*Required work*.
Your task is to retype the lines from the opening of the material through the line that includes "23.1, 23.3, 22.95]". Do not copy the pictures.

* begin Data *

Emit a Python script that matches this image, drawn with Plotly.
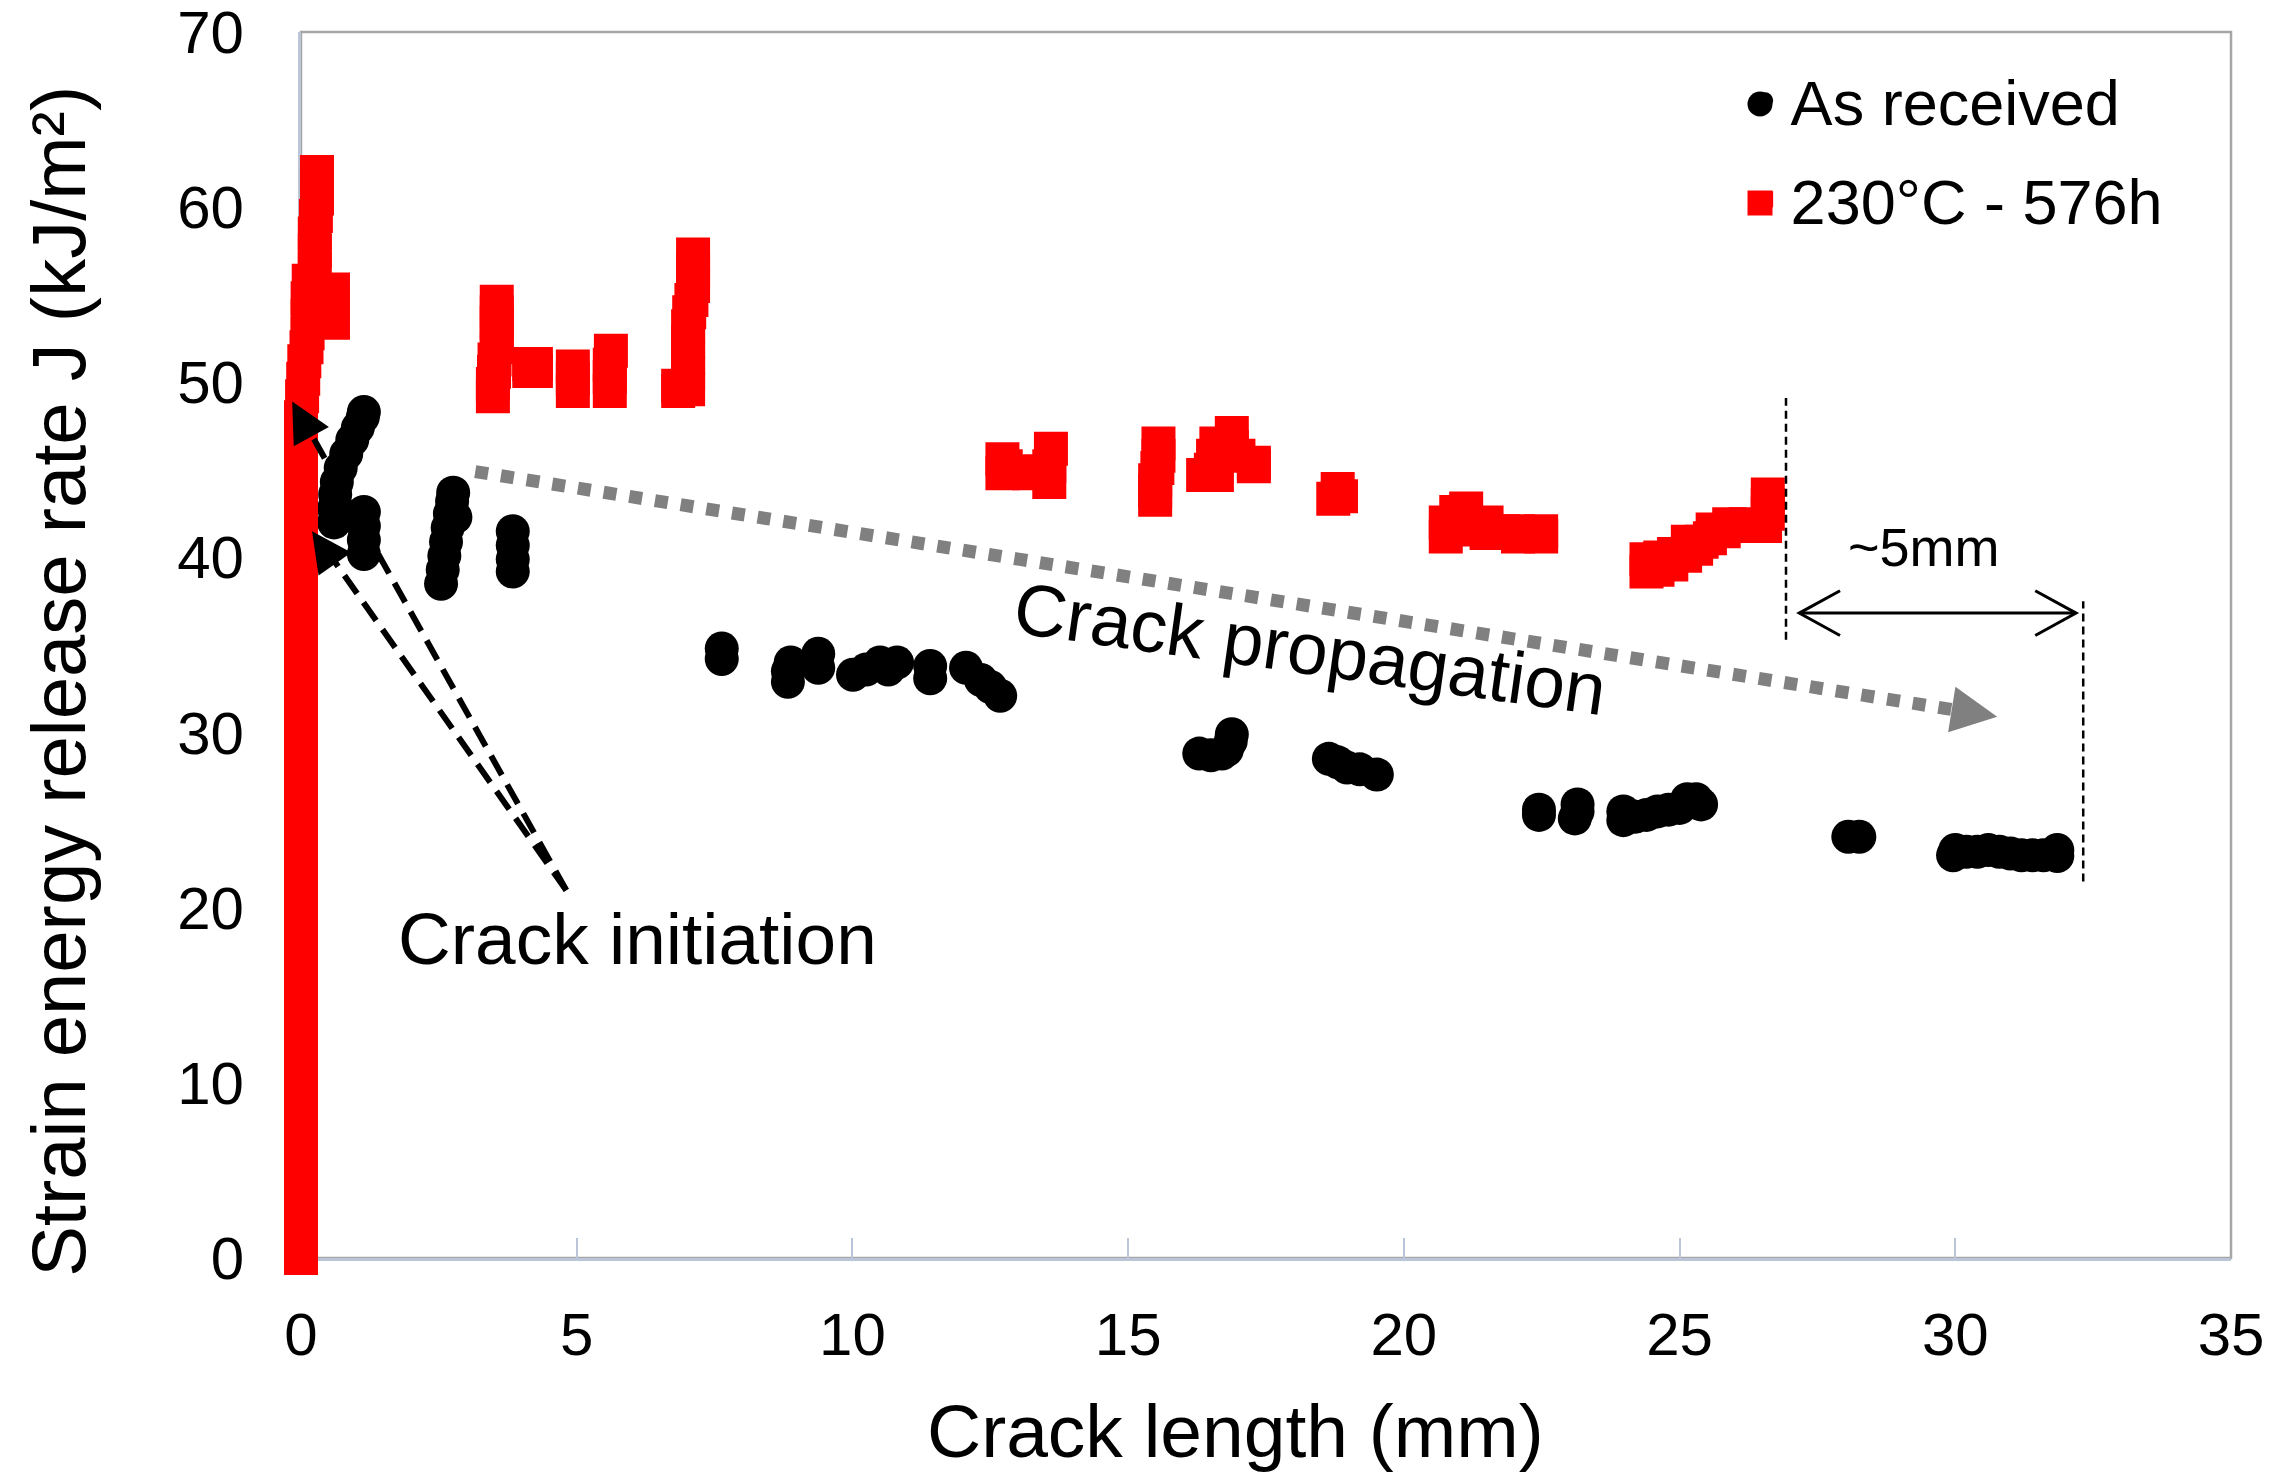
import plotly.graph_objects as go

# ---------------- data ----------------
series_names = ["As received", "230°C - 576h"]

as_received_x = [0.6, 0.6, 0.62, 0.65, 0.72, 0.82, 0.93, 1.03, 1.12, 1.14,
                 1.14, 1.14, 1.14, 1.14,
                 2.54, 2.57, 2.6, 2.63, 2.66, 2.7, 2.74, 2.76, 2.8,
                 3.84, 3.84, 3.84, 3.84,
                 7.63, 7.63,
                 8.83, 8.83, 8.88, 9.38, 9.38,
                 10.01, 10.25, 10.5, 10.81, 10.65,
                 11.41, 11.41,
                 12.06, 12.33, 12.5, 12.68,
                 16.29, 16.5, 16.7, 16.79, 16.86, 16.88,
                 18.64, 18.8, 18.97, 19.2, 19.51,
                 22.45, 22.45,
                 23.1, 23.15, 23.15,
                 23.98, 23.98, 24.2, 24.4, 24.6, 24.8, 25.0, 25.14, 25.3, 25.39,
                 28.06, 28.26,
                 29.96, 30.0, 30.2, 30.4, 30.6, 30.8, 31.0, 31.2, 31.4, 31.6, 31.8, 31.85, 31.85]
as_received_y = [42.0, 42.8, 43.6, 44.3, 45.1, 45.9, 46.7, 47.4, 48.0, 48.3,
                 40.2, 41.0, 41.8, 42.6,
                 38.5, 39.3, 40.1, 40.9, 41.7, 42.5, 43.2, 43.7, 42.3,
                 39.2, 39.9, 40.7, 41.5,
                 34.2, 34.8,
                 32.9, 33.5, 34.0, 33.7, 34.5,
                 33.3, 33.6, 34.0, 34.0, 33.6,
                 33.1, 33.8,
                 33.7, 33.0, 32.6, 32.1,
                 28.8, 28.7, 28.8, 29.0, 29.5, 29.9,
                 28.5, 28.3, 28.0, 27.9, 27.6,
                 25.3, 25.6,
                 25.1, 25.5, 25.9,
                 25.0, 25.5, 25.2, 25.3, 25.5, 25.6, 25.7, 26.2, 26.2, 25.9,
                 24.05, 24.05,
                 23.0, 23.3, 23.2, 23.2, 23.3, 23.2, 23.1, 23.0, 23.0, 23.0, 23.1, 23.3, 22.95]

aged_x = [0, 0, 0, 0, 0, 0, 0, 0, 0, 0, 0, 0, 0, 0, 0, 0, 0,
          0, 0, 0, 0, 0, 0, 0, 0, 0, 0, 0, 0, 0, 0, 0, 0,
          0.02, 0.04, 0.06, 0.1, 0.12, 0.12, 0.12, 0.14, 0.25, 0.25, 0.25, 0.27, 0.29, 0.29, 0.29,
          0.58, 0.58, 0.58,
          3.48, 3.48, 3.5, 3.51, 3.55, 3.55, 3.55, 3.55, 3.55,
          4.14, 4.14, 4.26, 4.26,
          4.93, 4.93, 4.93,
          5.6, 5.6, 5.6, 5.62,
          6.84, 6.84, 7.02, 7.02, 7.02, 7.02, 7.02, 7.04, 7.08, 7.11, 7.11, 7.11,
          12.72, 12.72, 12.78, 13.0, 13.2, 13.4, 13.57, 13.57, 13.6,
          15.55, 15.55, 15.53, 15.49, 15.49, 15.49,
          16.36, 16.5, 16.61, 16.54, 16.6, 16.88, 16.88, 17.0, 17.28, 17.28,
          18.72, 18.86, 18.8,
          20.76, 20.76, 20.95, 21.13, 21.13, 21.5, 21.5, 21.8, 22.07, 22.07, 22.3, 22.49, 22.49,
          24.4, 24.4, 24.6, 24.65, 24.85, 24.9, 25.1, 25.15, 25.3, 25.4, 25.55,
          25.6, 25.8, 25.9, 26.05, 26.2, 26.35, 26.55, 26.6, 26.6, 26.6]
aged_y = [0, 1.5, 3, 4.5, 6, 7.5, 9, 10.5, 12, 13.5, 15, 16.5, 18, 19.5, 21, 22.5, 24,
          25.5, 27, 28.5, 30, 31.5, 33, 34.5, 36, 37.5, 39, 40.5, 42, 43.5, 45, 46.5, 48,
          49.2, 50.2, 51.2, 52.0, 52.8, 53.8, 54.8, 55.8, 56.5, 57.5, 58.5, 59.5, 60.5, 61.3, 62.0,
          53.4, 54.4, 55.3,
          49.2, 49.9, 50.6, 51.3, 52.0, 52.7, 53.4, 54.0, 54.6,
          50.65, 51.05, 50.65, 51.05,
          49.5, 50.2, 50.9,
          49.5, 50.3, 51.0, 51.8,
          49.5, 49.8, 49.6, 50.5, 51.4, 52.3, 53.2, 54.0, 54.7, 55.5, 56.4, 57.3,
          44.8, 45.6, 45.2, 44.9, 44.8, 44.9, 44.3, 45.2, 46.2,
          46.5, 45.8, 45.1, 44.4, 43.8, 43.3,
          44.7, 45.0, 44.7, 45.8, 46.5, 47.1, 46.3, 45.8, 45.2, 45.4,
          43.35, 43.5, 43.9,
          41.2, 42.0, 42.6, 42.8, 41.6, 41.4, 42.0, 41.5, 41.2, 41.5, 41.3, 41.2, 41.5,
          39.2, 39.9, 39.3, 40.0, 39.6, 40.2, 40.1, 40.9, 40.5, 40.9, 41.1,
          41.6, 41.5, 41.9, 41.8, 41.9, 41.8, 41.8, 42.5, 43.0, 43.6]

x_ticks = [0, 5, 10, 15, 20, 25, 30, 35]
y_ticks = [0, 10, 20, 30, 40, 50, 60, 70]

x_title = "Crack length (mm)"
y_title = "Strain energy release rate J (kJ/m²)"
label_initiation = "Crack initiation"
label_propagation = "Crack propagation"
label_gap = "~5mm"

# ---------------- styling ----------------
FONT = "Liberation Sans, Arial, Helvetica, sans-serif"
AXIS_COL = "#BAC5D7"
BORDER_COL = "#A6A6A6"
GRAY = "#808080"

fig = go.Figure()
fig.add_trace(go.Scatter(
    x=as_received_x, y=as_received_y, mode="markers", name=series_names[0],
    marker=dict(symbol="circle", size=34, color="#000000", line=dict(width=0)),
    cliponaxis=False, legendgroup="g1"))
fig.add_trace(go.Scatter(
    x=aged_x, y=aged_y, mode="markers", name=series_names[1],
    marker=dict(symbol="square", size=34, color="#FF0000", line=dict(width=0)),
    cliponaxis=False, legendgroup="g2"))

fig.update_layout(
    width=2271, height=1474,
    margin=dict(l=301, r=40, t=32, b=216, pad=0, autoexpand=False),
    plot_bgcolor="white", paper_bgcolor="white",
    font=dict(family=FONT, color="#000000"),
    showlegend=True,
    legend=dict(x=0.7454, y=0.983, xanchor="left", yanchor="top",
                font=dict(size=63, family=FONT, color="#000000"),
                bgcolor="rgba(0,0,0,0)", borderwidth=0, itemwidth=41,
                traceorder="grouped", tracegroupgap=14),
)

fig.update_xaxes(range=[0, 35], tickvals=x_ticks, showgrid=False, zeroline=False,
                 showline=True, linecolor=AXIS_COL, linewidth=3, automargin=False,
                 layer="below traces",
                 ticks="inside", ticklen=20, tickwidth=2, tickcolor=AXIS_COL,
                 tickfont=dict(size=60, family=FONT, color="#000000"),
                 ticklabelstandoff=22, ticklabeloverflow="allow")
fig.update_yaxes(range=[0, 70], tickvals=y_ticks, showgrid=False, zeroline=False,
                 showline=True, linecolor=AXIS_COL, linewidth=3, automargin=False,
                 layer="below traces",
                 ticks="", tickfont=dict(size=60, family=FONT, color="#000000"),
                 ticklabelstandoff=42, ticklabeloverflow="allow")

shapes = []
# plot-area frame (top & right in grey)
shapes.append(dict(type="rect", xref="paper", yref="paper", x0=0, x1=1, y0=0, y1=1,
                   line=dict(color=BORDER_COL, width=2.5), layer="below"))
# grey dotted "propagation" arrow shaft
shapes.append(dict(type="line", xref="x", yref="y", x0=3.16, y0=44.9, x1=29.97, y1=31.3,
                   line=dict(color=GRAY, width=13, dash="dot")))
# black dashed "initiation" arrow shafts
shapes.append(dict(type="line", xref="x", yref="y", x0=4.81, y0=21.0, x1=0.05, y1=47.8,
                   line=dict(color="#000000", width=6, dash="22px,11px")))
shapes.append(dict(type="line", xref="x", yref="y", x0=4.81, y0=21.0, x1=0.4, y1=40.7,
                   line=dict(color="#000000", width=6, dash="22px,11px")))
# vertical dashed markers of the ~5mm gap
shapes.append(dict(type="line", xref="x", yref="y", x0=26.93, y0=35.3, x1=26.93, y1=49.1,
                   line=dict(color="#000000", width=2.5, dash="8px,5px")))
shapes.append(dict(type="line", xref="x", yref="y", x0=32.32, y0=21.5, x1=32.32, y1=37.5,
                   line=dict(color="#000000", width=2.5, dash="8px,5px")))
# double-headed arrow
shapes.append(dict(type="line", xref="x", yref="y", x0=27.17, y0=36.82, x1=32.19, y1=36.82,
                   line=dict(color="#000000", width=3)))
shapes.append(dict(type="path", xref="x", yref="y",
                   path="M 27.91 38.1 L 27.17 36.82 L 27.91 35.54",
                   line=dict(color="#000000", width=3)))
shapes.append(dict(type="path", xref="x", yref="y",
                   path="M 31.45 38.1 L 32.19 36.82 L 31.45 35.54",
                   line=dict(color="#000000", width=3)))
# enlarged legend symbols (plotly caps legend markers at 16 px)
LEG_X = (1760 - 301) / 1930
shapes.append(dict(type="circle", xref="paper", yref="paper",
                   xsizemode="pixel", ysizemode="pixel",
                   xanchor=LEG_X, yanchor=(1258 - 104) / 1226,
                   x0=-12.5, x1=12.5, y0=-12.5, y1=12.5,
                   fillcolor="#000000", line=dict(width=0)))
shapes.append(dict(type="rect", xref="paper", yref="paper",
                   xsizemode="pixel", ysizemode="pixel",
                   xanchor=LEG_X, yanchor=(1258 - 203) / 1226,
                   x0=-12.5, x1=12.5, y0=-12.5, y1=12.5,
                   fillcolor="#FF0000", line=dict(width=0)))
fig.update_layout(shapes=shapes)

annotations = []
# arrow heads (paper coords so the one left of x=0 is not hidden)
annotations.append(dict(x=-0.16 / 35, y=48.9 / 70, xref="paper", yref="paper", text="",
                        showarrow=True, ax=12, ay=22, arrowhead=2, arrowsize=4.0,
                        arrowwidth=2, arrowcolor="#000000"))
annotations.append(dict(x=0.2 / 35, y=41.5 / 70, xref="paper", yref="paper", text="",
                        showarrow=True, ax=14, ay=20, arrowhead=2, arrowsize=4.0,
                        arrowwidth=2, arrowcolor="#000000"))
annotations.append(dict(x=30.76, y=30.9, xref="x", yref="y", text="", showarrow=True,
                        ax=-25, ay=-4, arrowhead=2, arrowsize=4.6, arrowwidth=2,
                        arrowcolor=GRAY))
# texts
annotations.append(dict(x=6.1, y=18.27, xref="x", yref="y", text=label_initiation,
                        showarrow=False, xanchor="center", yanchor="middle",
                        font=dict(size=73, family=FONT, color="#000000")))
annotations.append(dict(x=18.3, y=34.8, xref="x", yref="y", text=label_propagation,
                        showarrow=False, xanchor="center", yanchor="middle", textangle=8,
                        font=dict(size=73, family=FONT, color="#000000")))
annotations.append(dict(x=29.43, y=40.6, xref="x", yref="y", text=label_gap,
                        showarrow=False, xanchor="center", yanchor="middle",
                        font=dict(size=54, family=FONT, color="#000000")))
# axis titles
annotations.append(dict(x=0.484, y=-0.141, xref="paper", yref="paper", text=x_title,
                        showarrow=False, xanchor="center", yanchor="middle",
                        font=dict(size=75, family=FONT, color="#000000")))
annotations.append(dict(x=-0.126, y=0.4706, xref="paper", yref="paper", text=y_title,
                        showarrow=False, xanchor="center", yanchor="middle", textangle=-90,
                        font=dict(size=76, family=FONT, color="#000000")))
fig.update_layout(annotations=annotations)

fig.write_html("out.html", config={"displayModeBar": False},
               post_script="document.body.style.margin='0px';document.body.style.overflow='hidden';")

* end Data *

*Expected output*.
Emit a Python script that matches this image, drawn with Plotly.
import plotly.graph_objects as go

# ---------------- data ----------------
series_names = ["As received", "230°C - 576h"]

as_received_x = [0.6, 0.6, 0.62, 0.65, 0.72, 0.82, 0.93, 1.03, 1.12, 1.14,
                 1.14, 1.14, 1.14, 1.14,
                 2.54, 2.57, 2.6, 2.63, 2.66, 2.7, 2.74, 2.76, 2.8,
                 3.84, 3.84, 3.84, 3.84,
                 7.63, 7.63,
                 8.83, 8.83, 8.88, 9.38, 9.38,
                 10.01, 10.25, 10.5, 10.81, 10.65,
                 11.41, 11.41,
                 12.06, 12.33, 12.5, 12.68,
                 16.29, 16.5, 16.7, 16.79, 16.86, 16.88,
                 18.64, 18.8, 18.97, 19.2, 19.51,
                 22.45, 22.45,
                 23.1, 23.15, 23.15,
                 23.98, 23.98, 24.2, 24.4, 24.6, 24.8, 25.0, 25.14, 25.3, 25.39,
                 28.06, 28.26,
                 29.96, 30.0, 30.2, 30.4, 30.6, 30.8, 31.0, 31.2, 31.4, 31.6, 31.8, 31.85, 31.85]
as_received_y = [42.0, 42.8, 43.6, 44.3, 45.1, 45.9, 46.7, 47.4, 48.0, 48.3,
                 40.2, 41.0, 41.8, 42.6,
                 38.5, 39.3, 40.1, 40.9, 41.7, 42.5, 43.2, 43.7, 42.3,
                 39.2, 39.9, 40.7, 41.5,
                 34.2, 34.8,
                 32.9, 33.5, 34.0, 33.7, 34.5,
                 33.3, 33.6, 34.0, 34.0, 33.6,
                 33.1, 33.8,
                 33.7, 33.0, 32.6, 32.1,
                 28.8, 28.7, 28.8, 29.0, 29.5, 29.9,
                 28.5, 28.3, 28.0, 27.9, 27.6,
                 25.3, 25.6,
                 25.1, 25.5, 25.9,
                 25.0, 25.5, 25.2, 25.3, 25.5, 25.6, 25.7, 26.2, 26.2, 25.9,
                 24.05, 24.05,
                 23.0, 23.3, 23.2, 23.2, 23.3, 23.2, 23.1, 23.0, 23.0, 23.0, 23.1, 23.3, 22.95]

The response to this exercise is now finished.